>> START

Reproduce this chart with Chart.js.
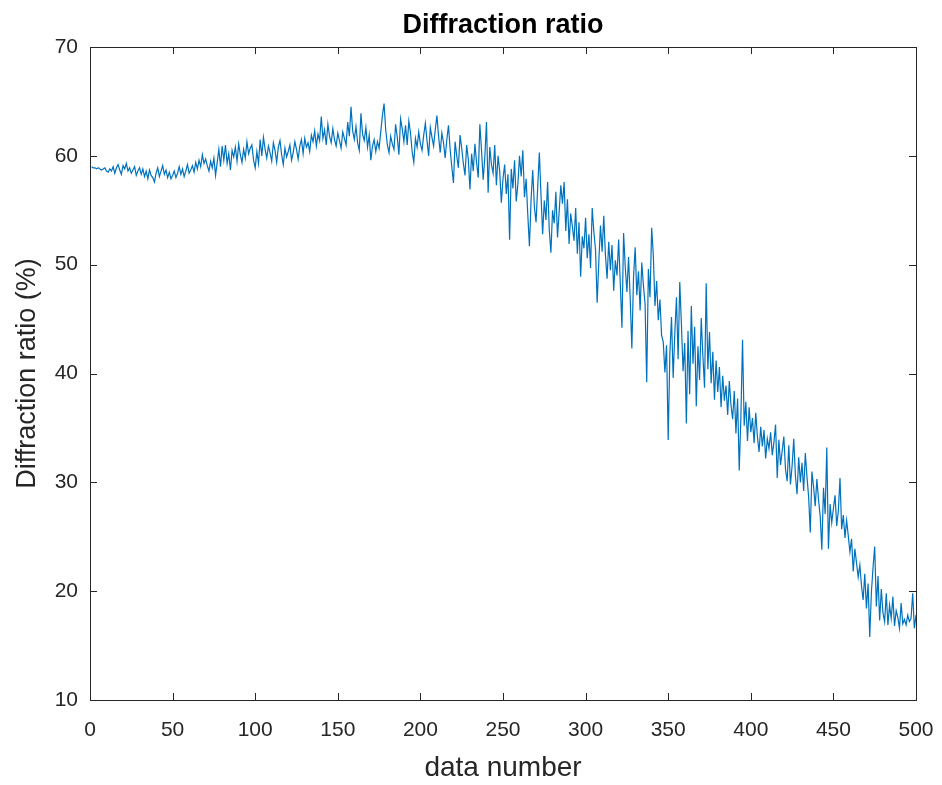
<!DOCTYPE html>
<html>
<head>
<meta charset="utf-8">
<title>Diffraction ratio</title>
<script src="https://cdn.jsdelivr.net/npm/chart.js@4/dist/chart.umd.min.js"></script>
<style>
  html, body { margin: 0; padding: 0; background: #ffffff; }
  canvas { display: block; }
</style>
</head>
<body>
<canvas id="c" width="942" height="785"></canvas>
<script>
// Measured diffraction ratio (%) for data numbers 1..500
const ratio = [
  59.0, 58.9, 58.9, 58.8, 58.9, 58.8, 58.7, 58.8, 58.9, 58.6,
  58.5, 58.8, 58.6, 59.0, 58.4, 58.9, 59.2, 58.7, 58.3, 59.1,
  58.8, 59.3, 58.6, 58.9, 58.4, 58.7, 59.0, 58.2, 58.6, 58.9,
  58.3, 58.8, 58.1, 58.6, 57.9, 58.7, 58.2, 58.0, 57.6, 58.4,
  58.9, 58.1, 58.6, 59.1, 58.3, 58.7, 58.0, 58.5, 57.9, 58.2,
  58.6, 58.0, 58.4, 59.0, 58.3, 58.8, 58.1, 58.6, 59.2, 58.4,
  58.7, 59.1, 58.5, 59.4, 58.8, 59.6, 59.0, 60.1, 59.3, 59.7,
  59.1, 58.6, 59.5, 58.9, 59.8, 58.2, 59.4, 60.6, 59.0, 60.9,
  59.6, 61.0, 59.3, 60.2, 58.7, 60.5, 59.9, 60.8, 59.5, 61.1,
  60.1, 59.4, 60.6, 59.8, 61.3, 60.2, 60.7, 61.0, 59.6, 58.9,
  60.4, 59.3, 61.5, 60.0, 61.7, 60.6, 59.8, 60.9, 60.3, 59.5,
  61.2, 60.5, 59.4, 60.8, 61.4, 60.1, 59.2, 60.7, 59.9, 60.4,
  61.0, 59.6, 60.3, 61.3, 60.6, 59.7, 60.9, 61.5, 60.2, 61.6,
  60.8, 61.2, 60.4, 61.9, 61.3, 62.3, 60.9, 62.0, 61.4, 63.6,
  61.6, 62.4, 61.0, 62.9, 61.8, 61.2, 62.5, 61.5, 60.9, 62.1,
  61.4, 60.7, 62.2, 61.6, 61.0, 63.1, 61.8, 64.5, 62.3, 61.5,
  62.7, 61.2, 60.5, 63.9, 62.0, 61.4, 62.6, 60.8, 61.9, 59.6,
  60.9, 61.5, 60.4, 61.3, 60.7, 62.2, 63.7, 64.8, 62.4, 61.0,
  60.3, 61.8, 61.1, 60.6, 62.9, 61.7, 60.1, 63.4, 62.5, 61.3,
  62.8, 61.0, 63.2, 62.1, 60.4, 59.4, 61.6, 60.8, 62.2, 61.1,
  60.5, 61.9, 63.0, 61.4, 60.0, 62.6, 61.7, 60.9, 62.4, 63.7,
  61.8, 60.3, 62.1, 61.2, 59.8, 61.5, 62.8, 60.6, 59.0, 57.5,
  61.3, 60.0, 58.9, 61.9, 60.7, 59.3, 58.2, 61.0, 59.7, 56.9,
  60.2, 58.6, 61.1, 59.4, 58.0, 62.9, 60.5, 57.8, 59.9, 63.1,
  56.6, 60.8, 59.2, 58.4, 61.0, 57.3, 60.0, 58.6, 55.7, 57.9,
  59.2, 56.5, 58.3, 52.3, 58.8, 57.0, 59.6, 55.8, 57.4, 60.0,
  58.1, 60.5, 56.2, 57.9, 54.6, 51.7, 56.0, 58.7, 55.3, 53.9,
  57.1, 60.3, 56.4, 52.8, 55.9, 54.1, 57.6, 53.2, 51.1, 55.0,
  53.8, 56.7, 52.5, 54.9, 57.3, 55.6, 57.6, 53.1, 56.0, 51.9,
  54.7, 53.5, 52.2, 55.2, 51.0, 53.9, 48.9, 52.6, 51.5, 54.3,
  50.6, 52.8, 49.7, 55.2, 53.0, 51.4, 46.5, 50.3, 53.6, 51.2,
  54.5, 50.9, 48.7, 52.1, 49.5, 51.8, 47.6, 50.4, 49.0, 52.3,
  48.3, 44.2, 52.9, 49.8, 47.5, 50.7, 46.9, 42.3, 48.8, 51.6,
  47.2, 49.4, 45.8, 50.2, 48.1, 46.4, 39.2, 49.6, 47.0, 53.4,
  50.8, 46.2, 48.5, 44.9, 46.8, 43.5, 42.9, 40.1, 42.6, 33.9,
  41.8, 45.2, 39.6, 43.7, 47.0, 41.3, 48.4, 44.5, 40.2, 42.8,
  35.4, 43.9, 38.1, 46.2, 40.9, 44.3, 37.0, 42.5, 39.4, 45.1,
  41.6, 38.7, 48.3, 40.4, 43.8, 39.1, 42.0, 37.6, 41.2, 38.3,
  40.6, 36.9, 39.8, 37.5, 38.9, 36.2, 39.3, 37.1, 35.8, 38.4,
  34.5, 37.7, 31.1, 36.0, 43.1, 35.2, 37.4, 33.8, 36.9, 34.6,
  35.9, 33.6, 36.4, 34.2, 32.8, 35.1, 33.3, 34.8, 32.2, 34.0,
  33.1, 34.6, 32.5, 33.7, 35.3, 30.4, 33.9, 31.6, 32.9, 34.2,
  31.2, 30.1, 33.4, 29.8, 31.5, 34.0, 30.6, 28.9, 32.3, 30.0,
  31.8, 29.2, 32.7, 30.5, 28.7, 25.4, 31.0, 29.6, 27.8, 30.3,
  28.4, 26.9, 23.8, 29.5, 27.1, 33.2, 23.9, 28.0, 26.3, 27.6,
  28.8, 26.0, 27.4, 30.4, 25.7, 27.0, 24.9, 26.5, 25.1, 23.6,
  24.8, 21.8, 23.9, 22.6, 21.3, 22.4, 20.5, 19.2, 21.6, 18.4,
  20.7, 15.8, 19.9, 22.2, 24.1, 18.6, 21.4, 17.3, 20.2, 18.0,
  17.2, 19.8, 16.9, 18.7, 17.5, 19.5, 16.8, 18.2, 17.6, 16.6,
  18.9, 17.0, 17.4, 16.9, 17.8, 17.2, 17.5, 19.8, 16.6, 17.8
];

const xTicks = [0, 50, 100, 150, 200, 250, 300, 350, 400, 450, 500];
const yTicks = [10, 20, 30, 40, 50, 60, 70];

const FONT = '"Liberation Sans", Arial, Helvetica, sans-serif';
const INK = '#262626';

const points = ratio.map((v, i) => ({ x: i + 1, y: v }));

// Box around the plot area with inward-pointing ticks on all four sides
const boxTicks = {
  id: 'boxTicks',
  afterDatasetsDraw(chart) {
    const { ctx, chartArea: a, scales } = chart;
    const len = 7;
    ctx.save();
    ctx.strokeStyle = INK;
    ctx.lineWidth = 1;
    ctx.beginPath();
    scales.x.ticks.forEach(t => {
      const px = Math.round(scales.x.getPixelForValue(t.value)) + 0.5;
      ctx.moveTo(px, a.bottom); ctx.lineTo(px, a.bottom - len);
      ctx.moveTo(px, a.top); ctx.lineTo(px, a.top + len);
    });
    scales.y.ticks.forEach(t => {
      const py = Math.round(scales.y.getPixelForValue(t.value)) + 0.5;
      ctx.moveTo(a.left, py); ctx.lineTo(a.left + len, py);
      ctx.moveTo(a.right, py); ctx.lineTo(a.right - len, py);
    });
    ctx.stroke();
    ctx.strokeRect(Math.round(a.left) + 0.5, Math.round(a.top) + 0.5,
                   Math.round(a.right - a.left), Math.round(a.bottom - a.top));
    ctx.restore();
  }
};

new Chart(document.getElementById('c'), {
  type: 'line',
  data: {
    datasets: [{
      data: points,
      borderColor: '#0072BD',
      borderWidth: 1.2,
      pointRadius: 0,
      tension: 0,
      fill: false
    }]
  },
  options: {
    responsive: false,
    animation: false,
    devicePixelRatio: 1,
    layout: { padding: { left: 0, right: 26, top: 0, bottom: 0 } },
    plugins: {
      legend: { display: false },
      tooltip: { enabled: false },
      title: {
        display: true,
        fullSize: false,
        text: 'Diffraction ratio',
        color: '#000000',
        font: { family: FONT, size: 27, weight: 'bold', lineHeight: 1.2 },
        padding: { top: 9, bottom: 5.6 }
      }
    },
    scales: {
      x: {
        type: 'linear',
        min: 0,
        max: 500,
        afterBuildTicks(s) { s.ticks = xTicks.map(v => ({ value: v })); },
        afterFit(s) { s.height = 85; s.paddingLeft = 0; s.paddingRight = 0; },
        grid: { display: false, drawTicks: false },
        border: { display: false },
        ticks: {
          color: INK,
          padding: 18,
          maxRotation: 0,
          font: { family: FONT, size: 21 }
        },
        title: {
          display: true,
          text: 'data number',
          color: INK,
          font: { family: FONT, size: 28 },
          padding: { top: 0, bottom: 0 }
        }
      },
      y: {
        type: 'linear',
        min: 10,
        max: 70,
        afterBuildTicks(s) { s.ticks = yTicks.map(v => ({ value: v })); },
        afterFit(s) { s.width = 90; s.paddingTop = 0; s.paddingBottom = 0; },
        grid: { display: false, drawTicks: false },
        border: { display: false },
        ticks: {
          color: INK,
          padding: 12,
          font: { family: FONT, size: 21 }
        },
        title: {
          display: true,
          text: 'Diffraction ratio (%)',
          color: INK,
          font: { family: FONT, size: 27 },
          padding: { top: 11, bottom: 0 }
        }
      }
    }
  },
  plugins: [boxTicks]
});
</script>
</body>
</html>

>> END

### Exercise brief
Where does the word "with" appear in the listing? List each line that holds it.

### Response
Reproduce this chart with Chart.js.
// Box around the plot area with inward-pointing ticks on all four sides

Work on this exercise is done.